A holding company is a company that owns voting shares in other companies. The holding company does not conduct any business of its own, rather is purpose is to manage the assets of its subsidiaries. In addition to owning other companies, a holding company may own other assets, as well. These assets might include: bonds, hedge funds, private equity funds, real estate, trademarks, patents, copyrights, and more.
An investment holding company specifically refers to a company that owns investments. These investments might include real estate or other long-term investments that derive income, such as rental income, dividends, or interest. The principal activity of the company is holding these investments. Regardless of not conducting any business of their own, a holding company still has a CEO and board of directors, which guide decision-making and manage the company’s investments.
There are several appealing advantages that the holding company structure can offer you. One of the most important is that a holding company can act as a potential shield from bankruptcy or other excessive loss should one of the subsidiary companies go bankrupt. In this event, the holding company is not held liable and creditors do not have the ability to go after any of its assets.
The holding company structure can also act as a vehicle for investors. It is often most efficient to hold disparate investments via a single LLC or corporation. By doing this, it allows you to simplify your taxes through use of consolidated filing and can provide other benefits, as well.
If you are interested in forming a holding company for your investments, you will have a few choices to make as you get started. One of the first will be whether you want to create a corporation or an LLC. There is also the option of creating two LLCs, in which one is used for holding and the other is used for operations.

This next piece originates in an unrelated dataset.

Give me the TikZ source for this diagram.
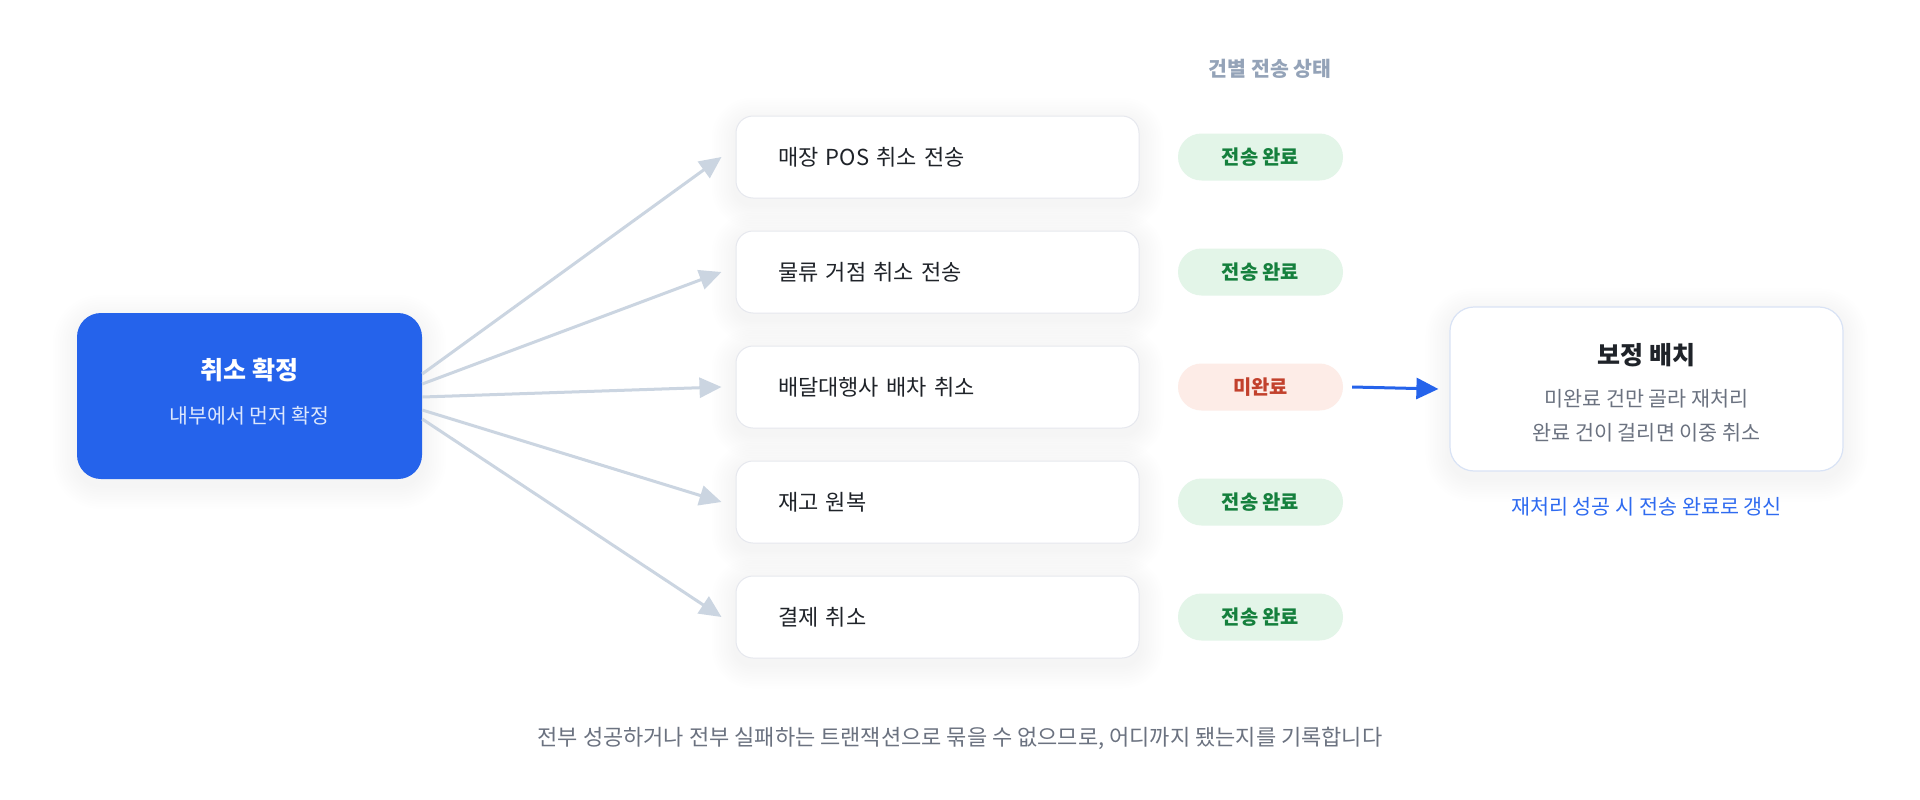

Your holding company is essentially used as a vehicle for an individual or partners to make investments while gaining an extra layer of liability protection. In forming your holding company, here are the steps you will want to take in both strategy and formation:
If you’re not already certain, you will want to determine which asset type your holding company is going to hold. Holding companies can invest in a variety of assets, such as stocks, bonds, real estate, and more. In addition to this, you will want to develop a plan for a balanced portfolio. Balancing your risk is a smart investment move.
There are a few different factors that might influence your choice here. Generally, the type of investment that your holding company is going to hold should play a big part in your decision. For example, if you plan on holding highly-speculative or highly-leveraged investments, be sure to consider an LLC or S-corporation, both of which provide liability protection.
The process may vary a bit from state to state but generally you will need to submit your registration documents to your state’s secretary of state office. Additionally, if you need any guidance in registering your company, they can inform you of the appropriate documents and criteria required for registration. Also, be sure to check for any licensing requirements specific to your state that apply to investment holding companies.
The amount of initial financing your holding company needs will depend on your type of investments, as well as your investment goals. For example, holding companies that will focus primarily on real estate may require many large mortgages from a single lender. If your holding company is going to focus on stocks, you may not require quite as much initial funding as you can continue to grow with a solid strategy.
Once you have your start-up capital, you can begin purchasing your holding company assets. Remember to adhere to your devised strategy and asset allocation plan. Once you have made your initial investments, your holding company is officially running. This is just the beginning, of course. Be sure to monitor your assets and amend your strategy as you grow and can take on larger holdings.